Isu terkait hubungan guru, siswa, dan orang tua semakin banyak mendapat perhatian di media sosial belakangan ini. Salah satu kasus yang menyorot perhatian publik adalah peristiwa yang melibatkan Guru Supriyani dari Konawe Selatan, Sulawesi Tenggara. Guru honorer ini dilaporkan dan dijadikan tersangka atas tuduhan penganiayaan terhadap siswanya, yang diketahui merupakan anak dari seorang anggota kepolisian setempat.
Kasus ini memicu reaksi dari kalangan guru lainnya, yang kemudian membuat sejumlah video parodi. Dalam video-video tersebut, para guru terlihat memilih untuk tidak mengintervensi siswa yang berkelahi dan menghindari memberikan pembinaan, karena takut mendapat tekanan hukum dari para orang tua.
Merespons fenomena yang meresahkan ini, Kementerian Pendidikan Dasar dan Menengah (Kemendikdasmen) mengambil langkah konkret. Kementerian tidak bertindak sendiri, melainkan berkolaborasi dengan Kepolisian Negara Republik Indonesia (Polri) untuk menangani kasus-kasus serupa dengan pendekatan yang lebih bijaksana.
Menteri Pendidikan Dasar dan Menengah, Abdul Mu’ti, menjelaskan bahwa kolaborasi ini bertujuan menciptakan lingkungan pendidikan yang aman dan harmonis, seumpama rumah yang dibangun dengan ikatan erat antara anak dan orang tua. Mu’ti menekankan bahwa setiap persoalan di sekolah seharusnya dapat diselesaikan secara kekeluargaan dan musyawarah, atau dengan pendekatan yang disebut dalam hukum sebagai “restorative justice.”
“Berbagai bentuk kekerasan di lingkungan pendidikan semestinya bisa diselesaikan melalui pendekatan kekeluargaan atau mediasi. Ini adalah inti dari pendekatan restorative justice,” jelas Mu’ti saat memberikan pernyataan di Markas Besar Polri, Jakarta Selatan, pada Selasa, 12 November 2024, yang kemudian diberitakan pada hari berikutnya.

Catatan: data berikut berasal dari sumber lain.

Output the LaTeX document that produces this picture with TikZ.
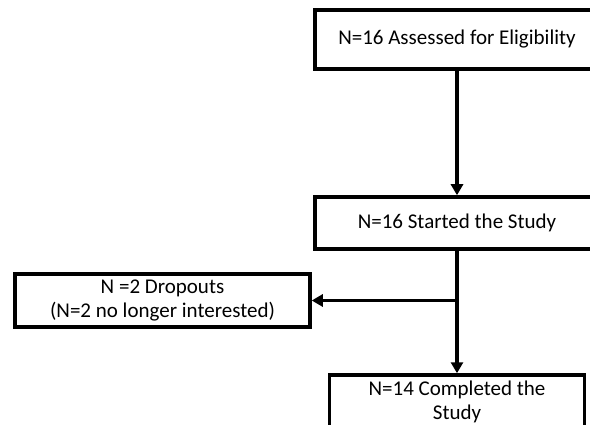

Kapolri Listyo Sigit menambahkan bahwa prinsip restorative justice menciptakan ruang untuk mediasi antara pihak-pihak yang berselisih. Misalnya, jika orang tua murid mengajukan keluhan terhadap guru, pihak kepolisian akan terlebih dahulu memfasilitasi proses mediasi, bukan langsung menindak secara hukum.
“Dengan mediasi ini, diharapkan ada dialog antara pihak-pihak yang bersangkutan sebelum kasus berlanjut ke tahap yang lebih jauh,” ujar Listyo. Ruang mediasi ini diharapkan juga memberi kenyamanan kepada guru dalam menjelaskan dan menjalankan program pendisiplinan di sekolah, dengan pemahaman dari para orang tua untuk menghindari kesalahpahaman.
Listyo menekankan pentingnya sosialisasi dari guru kepada orang tua terkait program pendisiplinan siswa di sekolah, agar orang tua dapat memahami konteks pembinaan yang dilakukan. Hal ini untuk memastikan bahwa upaya pendisiplinan dipahami bersama dan menghindari kesalahpahaman.
Namun, ia juga mengingatkan bahwa pendekatan restorative justice hanya berlaku untuk kasus-kasus tertentu dan tidak mencakup pelanggaran serius atau penyimpangan hukum yang memerlukan penanganan khusus. Jika kasus melibatkan unsur yang dianggap menyimpang, maka penanganannya akan dilakukan sesuai ketentuan hukum yang berlaku.